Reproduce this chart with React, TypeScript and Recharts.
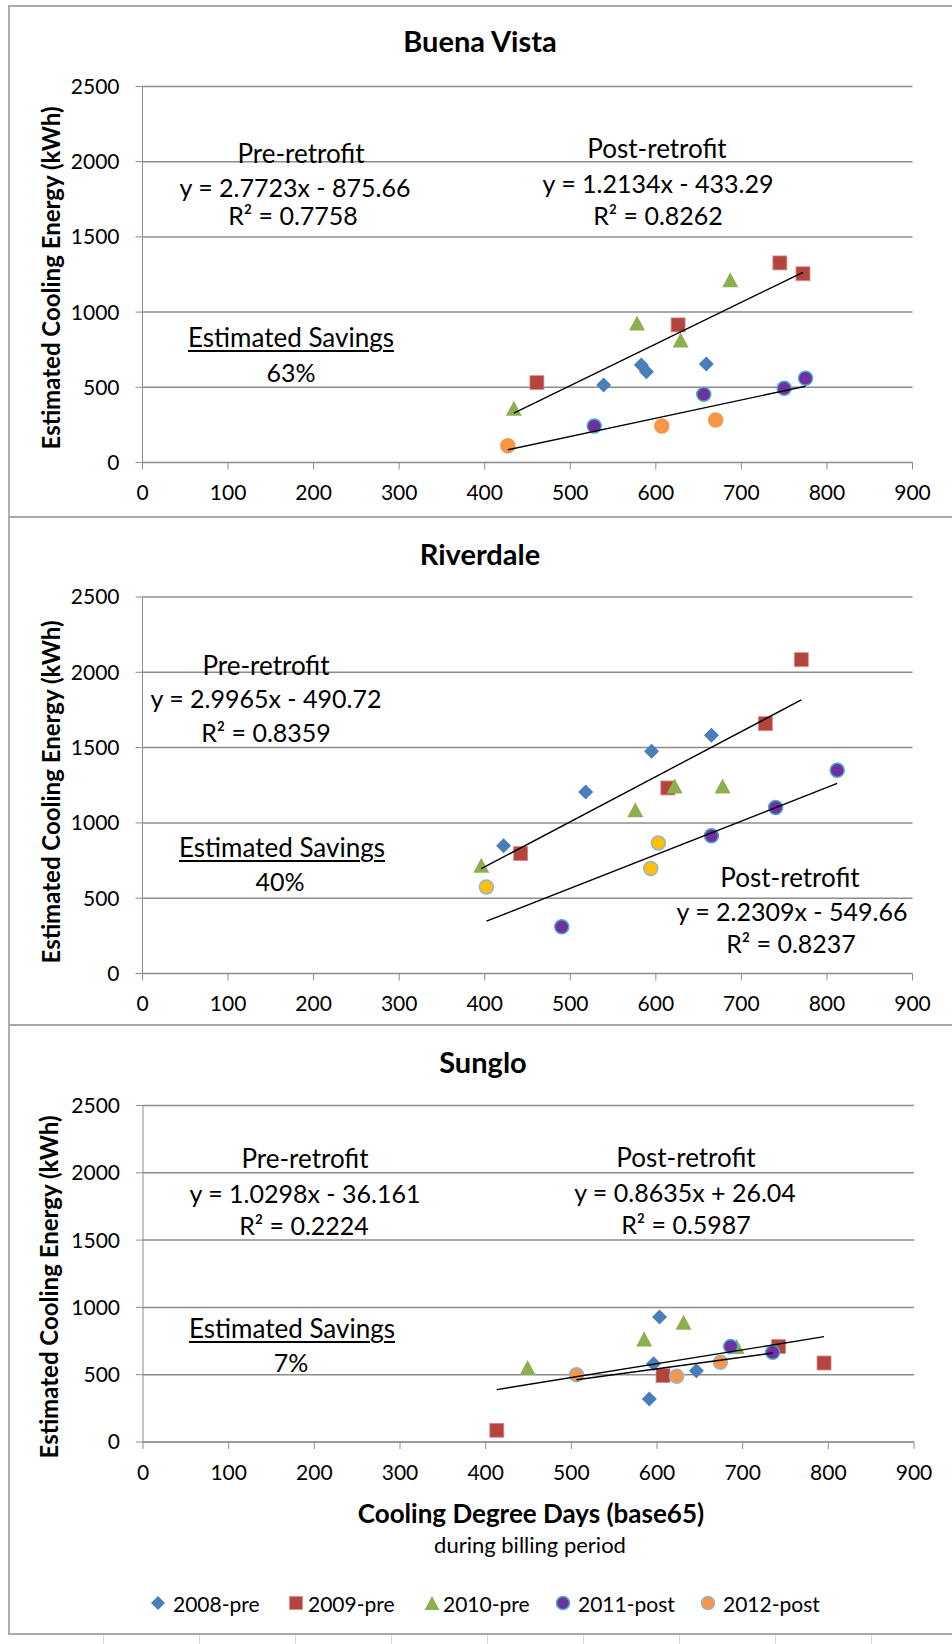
import React from "react";
import { CartesianGrid, Scatter, ScatterChart, XAxis, YAxis } from "recharts";

type Pt = { x: number; y: number };

const FONT = "Lato, 'Open Sans', sans-serif";
const X_TICKS = [0, 100, 200, 300, 400, 500, 600, 700, 800, 900];
const Y_TICKS = [0, 500, 1000, 1500, 2000, 2500];
const SERIES_NAMES = ["2008-pre", "2009-pre", "2010-pre", "2011-post", "2012-post"];

// Buena Vista (x = cooling degree days, y = kWh)
const bv2008: Pt[] = [{ x: 539, y: 515 }, { x: 583, y: 649 }, { x: 589, y: 604 }, { x: 659, y: 655 }];
const bv2009: Pt[] = [{ x: 461, y: 531 }, { x: 626, y: 915 }, { x: 745, y: 1327 }, { x: 772, y: 1255 }];
const bv2010: Pt[] = [{ x: 434, y: 360 }, { x: 578, y: 927 }, { x: 629, y: 815 }, { x: 687, y: 1215 }];
const bv2011: Pt[] = [{ x: 528, y: 242 }, { x: 656, y: 453 }, { x: 750, y: 493 }, { x: 775, y: 560 }];
const bv2012: Pt[] = [{ x: 427, y: 111 }, { x: 607, y: 242 }, { x: 670, y: 282 }];
const bvPreFit = [2.7723, -875.66, 0.7758];
const bvPostFit = [1.2134, -433.29, 0.8262];

// Riverdale
const rd2008: Pt[] = [{ x: 422, y: 849 }, { x: 518, y: 1206 }, { x: 595, y: 1475 }, { x: 665, y: 1582 }];
const rd2009: Pt[] = [{ x: 442, y: 796 }, { x: 614, y: 1232 }, { x: 728, y: 1659 }, { x: 770, y: 2084 }];
const rd2010: Pt[] = [{ x: 396, y: 719 }, { x: 576, y: 1088 }, { x: 622, y: 1245 }, { x: 678, y: 1245 }];
const rd2011: Pt[] = [{ x: 490, y: 310 }, { x: 665, y: 914 }, { x: 740, y: 1102 }, { x: 812, y: 1349 }];
const rd2012: Pt[] = [{ x: 402, y: 575 }, { x: 594, y: 697 }, { x: 603, y: 867 }];
const rdPreFit = [2.9965, -490.72, 0.8359];
const rdPostFit = [2.2309, -549.66, 0.8237];

// Sunglo
const sg2008: Pt[] = [{ x: 603, y: 928 }, { x: 591, y: 319 }, { x: 596, y: 582 }, { x: 646, y: 530 }];
const sg2009: Pt[] = [{ x: 413, y: 87 }, { x: 607, y: 493 }, { x: 742, y: 710 }, { x: 795, y: 587 }];
const sg2010: Pt[] = [{ x: 449, y: 554 }, { x: 585, y: 765 }, { x: 631, y: 889 }, { x: 693, y: 710 }];
const sg2011: Pt[] = [{ x: 686, y: 710 }, { x: 735, y: 666 }];
const sg2012: Pt[] = [{ x: 506, y: 500 }, { x: 623, y: 488 }, { x: 674, y: 592 }];
const sgPreFit = [1.0298, -36.161, 0.2224];
const sgPostFit = [0.8635, 26.04, 0.5987];

const SAVINGS = ["63%", "40%", "7%"];

const BLUE = "#4A7EBB";
const RED = "#B5443F";
const GREEN = "#8DB04F";
const PURPLE = "#7030A0";
const TEAL = "#4BACC6";
const ORANGE = "#F79646";
const GOLD = "#FFC000";
const GRID = "#8c8c8c";

const diamond = (fill: string, r = 7.5) => (p: any) => (
  <polygon
    points={`${p.cx},${p.cy - r} ${p.cx + r},${p.cy} ${p.cx},${p.cy + r} ${p.cx - r},${p.cy}`}
    fill={fill}
  />
);
const square = (fill: string, s = 14) => (p: any) => (
  <rect x={p.cx - s / 2} y={p.cy - s / 2} width={s} height={s} fill={fill} stroke="#d98f8c" strokeWidth={0.8} />
);
const triangle = (fill: string, w = 16, h = 15) => (p: any) => (
  <polygon
    points={`${p.cx},${p.cy - h / 2} ${p.cx + w / 2},${p.cy + h / 2} ${p.cx - w / 2},${p.cy + h / 2}`}
    fill={fill}
  />
);
const dot = (fill: string, stroke: string, r = 7) => (p: any) => (
  <circle cx={p.cx} cy={p.cy} r={r} fill={fill} stroke={stroke} strokeWidth={1.5} />
);
const noMark = () => <g />;

function fitLine(fit: number[], groups: Pt[][]): Pt[] {
  const xs = groups.flat().map((d) => d.x);
  const lo = Math.min(...xs);
  const hi = Math.max(...xs);
  return [
    { x: lo, y: fit[0] * lo + fit[1] },
    { x: hi, y: fit[0] * hi + fit[1] },
  ];
}

function eqText(fit: number[]) {
  const b = fit[1];
  return `y = ${fit[0]}x ${b < 0 ? "-" : "+"} ${Math.abs(b)}`;
}

function Txt(props: {
  x: number;
  y: number;
  size?: number;
  bold?: boolean;
  underline?: boolean;
  children: React.ReactNode;
}) {
  return (
    <div
      style={{
        position: "absolute",
        left: props.x,
        top: props.y,
        transform: "translate(-50%, -50%)",
        fontSize: props.size ?? 25,
        fontWeight: props.bold ? 700 : 400,
        lineHeight: 1,
        whiteSpace: "nowrap",
        textDecoration: props.underline ? "underline" : "none",
        textUnderlineOffset: 3,
      }}
    >
      {props.children}
    </div>
  );
}

type Box = { left: number; right: number; top: number; bottom: number };
type Anchor = [number, number];

interface PanelProps {
  title: string;
  titleAt: Anchor;
  panelTop: number;
  panelBottom: number;
  plot: Box;
  series: Pt[][];
  postFill: string;
  postStroke: string;
  preFit: number[];
  postFit: number[];
  savings: string;
  pre: [Anchor, Anchor, Anchor];
  post: [Anchor, Anchor, Anchor];
  sav: [Anchor, Anchor];
  yLabelAt: Anchor;
}

const XAXIS_H = 40;
const WORD = 26;
const EQ = 25;

function Panel(p: PanelProps) {
  const h = p.panelBottom - p.panelTop;
  const [s08, s09, s10, s11, s12] = p.series;
  const preLine = fitLine(p.preFit, [s08, s09, s10]);
  const postLine = fitLine(p.postFit, [s11, s12]);
  const axisProps = {
    stroke: GRID,
    tickSize: 7,
    tickMargin: 16,
    tick: { fill: "#000", fontSize: 21, fontFamily: FONT },
    interval: 0 as const,
  };
  return (
    <>
      <div style={{ position: "absolute", left: 0, top: p.panelTop }}>
        <ScatterChart
          width={952}
          height={h}
          margin={{
            top: p.plot.top - p.panelTop,
            right: 952 - p.plot.right,
            bottom: h - (p.plot.bottom - p.panelTop) - XAXIS_H,
            left: 0,
          }}
        >
          <CartesianGrid vertical={false} stroke={GRID} strokeWidth={1.5} />
          <XAxis
            type="number"
            dataKey="x"
            domain={[0, 900]}
            ticks={X_TICKS}
            height={XAXIS_H}
            {...axisProps}
          />
          <YAxis
            type="number"
            dataKey="y"
            domain={[0, 2500]}
            ticks={Y_TICKS}
            width={p.plot.left}
            {...axisProps}
          />
          <Scatter name={SERIES_NAMES[0]} data={s08} shape={diamond(BLUE)} isAnimationActive={false} />
          <Scatter name={SERIES_NAMES[1]} data={s09} shape={square(RED)} isAnimationActive={false} />
          <Scatter name={SERIES_NAMES[2]} data={s10} shape={triangle(GREEN)} isAnimationActive={false} />
          <Scatter name={SERIES_NAMES[3]} data={s11} shape={dot(PURPLE, TEAL)} isAnimationActive={false} />
          <Scatter name={SERIES_NAMES[4]} data={s12} shape={dot(p.postFill, p.postStroke)} isAnimationActive={false} />
          <Scatter
            data={preLine}
            shape={noMark}
            line={{ stroke: "#000", strokeWidth: 1.4 }}
            isAnimationActive={false}
          />
          <Scatter
            data={postLine}
            shape={noMark}
            line={{ stroke: "#000", strokeWidth: 1.4 }}
            isAnimationActive={false}
          />
        </ScatterChart>
      </div>
      <Txt x={p.titleAt[0]} y={p.titleAt[1]} size={29} bold>
        {p.title}
      </Txt>
      <div
        style={{
          position: "absolute",
          left: p.yLabelAt[0],
          top: p.yLabelAt[1],
          transform: "translate(-50%, -50%) rotate(-90deg)",
          fontSize: 24,
          fontWeight: 700,
          lineHeight: 1,
          whiteSpace: "nowrap",
        }}
      >
        Estimated Cooling Energy (kWh)
      </div>
      <Txt x={p.pre[0][0]} y={p.pre[0][1]} size={WORD}>Pre-retrofit</Txt>
      <Txt x={p.pre[1][0]} y={p.pre[1][1]} size={EQ}>{eqText(p.preFit)}</Txt>
      <Txt x={p.pre[2][0]} y={p.pre[2][1]} size={EQ}>R² = {p.preFit[2]}</Txt>
      <Txt x={p.post[0][0]} y={p.post[0][1]} size={WORD}>Post-retrofit</Txt>
      <Txt x={p.post[1][0]} y={p.post[1][1]} size={EQ}>{eqText(p.postFit)}</Txt>
      <Txt x={p.post[2][0]} y={p.post[2][1]} size={EQ}>R² = {p.postFit[2]}</Txt>
      <Txt x={p.sav[0][0]} y={p.sav[0][1]} size={WORD} underline>
        Estimated Savings
      </Txt>
      <Txt x={p.sav[1][0]} y={p.sav[1][1]} size={EQ}>{p.savings}</Txt>
    </>
  );
}

function LegendIcon({ i }: { i: number }) {
  const c = { cx: 8, cy: 8 };
  const shapes = [
    diamond(BLUE, 7),
    square(RED, 13),
    triangle(GREEN, 15, 14),
    dot(PURPLE, TEAL, 6.5),
    dot(ORANGE, "#95B3D7", 6.5),
  ];
  return (
    <svg width={16} height={16} style={{ display: "block" }}>
      {shapes[i](c)}
    </svg>
  );
}

const LEGEND_ICON_X = [158, 296, 432, 563, 708];
const LEGEND_TEXT_X = [173, 308, 443, 578, 723];

export default function App() {
  return (
    <div
      style={{
        position: "relative",
        width: 952,
        height: 1644,
        background: "#fff",
        fontFamily: FONT,
        color: "#000",
        overflow: "hidden",
      }}
    >
      <style>{"body{margin:0}"}</style>
      {/* worksheet cell lines under the chart */}
      {[103, 199, 295, 391, 487, 583, 679, 775, 871].map((x) => (
        <div key={x} style={{ position: "absolute", left: x, top: 1634, width: 1, height: 10, background: "#d4d4d4" }} />
      ))}
      {/* panel frame */}
      <div style={{ position: "absolute", left: 8, top: 6, width: 2, height: 1629, background: "#b0b0b0" }} />
      {[6, 517, 1025, 1634].map((y) => (
        <div key={y} style={{ position: "absolute", left: 8, top: y - 1, width: 944, height: 2, background: "#a8a8a8" }} />
      ))}

      <Panel
        title="Buena Vista"
        titleAt={[480, 40]}
        panelTop={6}
        panelBottom={517}
        plot={{ left: 142.5, right: 912.5, top: 86.5, bottom: 462.5 }}
        series={[bv2008, bv2009, bv2010, bv2011, bv2012]}
        postFill={ORANGE}
        postStroke={ORANGE}
        preFit={bvPreFit}
        postFit={bvPostFit}
        savings={SAVINGS[0]}
        pre={[[301, 153], [295, 187], [293, 215]]}
        post={[[657, 148], [658, 183], [658, 215]]}
        sav={[[291, 337], [291, 372]]}
        yLabelAt={[51, 278]}
      />
      <Panel
        title="Riverdale"
        titleAt={[480, 553]}
        panelTop={517}
        panelBottom={1025}
        plot={{ left: 142.5, right: 912.5, top: 597, bottom: 973.5 }}
        series={[rd2008, rd2009, rd2010, rd2011, rd2012]}
        postFill={GOLD}
        postStroke="#95B3D7"
        preFit={rdPreFit}
        postFit={rdPostFit}
        savings={SAVINGS[1]}
        pre={[[266, 665], [266, 698], [266, 732]]}
        post={[[790, 877], [792, 911], [791, 943]]}
        sav={[[282, 847], [280, 881]]}
        yLabelAt={[51, 792]}
      />
      <Panel
        title="Sunglo"
        titleAt={[483, 1061]}
        panelTop={1025}
        panelBottom={1634}
        plot={{ left: 143, right: 914, top: 1105.5, bottom: 1442 }}
        series={[sg2008, sg2009, sg2010, sg2011, sg2012]}
        postFill={ORANGE}
        postStroke="#95B3D7"
        preFit={sgPreFit}
        postFit={sgPostFit}
        savings={SAVINGS[2]}
        pre={[[305, 1158], [305, 1193], [304, 1225]]}
        post={[[686, 1157], [685, 1192], [686, 1224]]}
        sav={[[292, 1328], [291, 1362]]}
        yLabelAt={[49, 1287]}
      />

      <Txt x={531} y={1513} size={26} bold>
        Cooling Degree Days (base65)
      </Txt>
      <Txt x={530} y={1545} size={22}>
        during billing period
      </Txt>

      {SERIES_NAMES.map((name, i) => (
        <React.Fragment key={name}>
          <div style={{ position: "absolute", left: LEGEND_ICON_X[i] - 8, top: 1603 - 8 }}>
            <LegendIcon i={i} />
          </div>
          <Txt x={LEGEND_TEXT_X[i]} y={1603} size={21}>
            <span style={{ display: "inline-block", transform: "translateX(50%)" }}>{name}</span>
          </Txt>
        </React.Fragment>
      ))}
    </div>
  );
}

◇ ◇ ◇

Exercise details | Write out exactly the opening lines of the data, stopping after the line that holds "const rdPostFit = [2.2309, -549.66, 0.8237];". Exclude pictures.

Result of this exercise |
Reproduce this chart with React, TypeScript and Recharts.
import React from "react";
import { CartesianGrid, Scatter, ScatterChart, XAxis, YAxis } from "recharts";

type Pt = { x: number; y: number };

const FONT = "Lato, 'Open Sans', sans-serif";
const X_TICKS = [0, 100, 200, 300, 400, 500, 600, 700, 800, 900];
const Y_TICKS = [0, 500, 1000, 1500, 2000, 2500];
const SERIES_NAMES = ["2008-pre", "2009-pre", "2010-pre", "2011-post", "2012-post"];

// Buena Vista (x = cooling degree days, y = kWh)
const bv2008: Pt[] = [{ x: 539, y: 515 }, { x: 583, y: 649 }, { x: 589, y: 604 }, { x: 659, y: 655 }];
const bv2009: Pt[] = [{ x: 461, y: 531 }, { x: 626, y: 915 }, { x: 745, y: 1327 }, { x: 772, y: 1255 }];
const bv2010: Pt[] = [{ x: 434, y: 360 }, { x: 578, y: 927 }, { x: 629, y: 815 }, { x: 687, y: 1215 }];
const bv2011: Pt[] = [{ x: 528, y: 242 }, { x: 656, y: 453 }, { x: 750, y: 493 }, { x: 775, y: 560 }];
const bv2012: Pt[] = [{ x: 427, y: 111 }, { x: 607, y: 242 }, { x: 670, y: 282 }];
const bvPreFit = [2.7723, -875.66, 0.7758];
const bvPostFit = [1.2134, -433.29, 0.8262];

// Riverdale
const rd2008: Pt[] = [{ x: 422, y: 849 }, { x: 518, y: 1206 }, { x: 595, y: 1475 }, { x: 665, y: 1582 }];
const rd2009: Pt[] = [{ x: 442, y: 796 }, { x: 614, y: 1232 }, { x: 728, y: 1659 }, { x: 770, y: 2084 }];
const rd2010: Pt[] = [{ x: 396, y: 719 }, { x: 576, y: 1088 }, { x: 622, y: 1245 }, { x: 678, y: 1245 }];
const rd2011: Pt[] = [{ x: 490, y: 310 }, { x: 665, y: 914 }, { x: 740, y: 1102 }, { x: 812, y: 1349 }];
const rd2012: Pt[] = [{ x: 402, y: 575 }, { x: 594, y: 697 }, { x: 603, y: 867 }];
const rdPreFit = [2.9965, -490.72, 0.8359];
const rdPostFit = [2.2309, -549.66, 0.8237];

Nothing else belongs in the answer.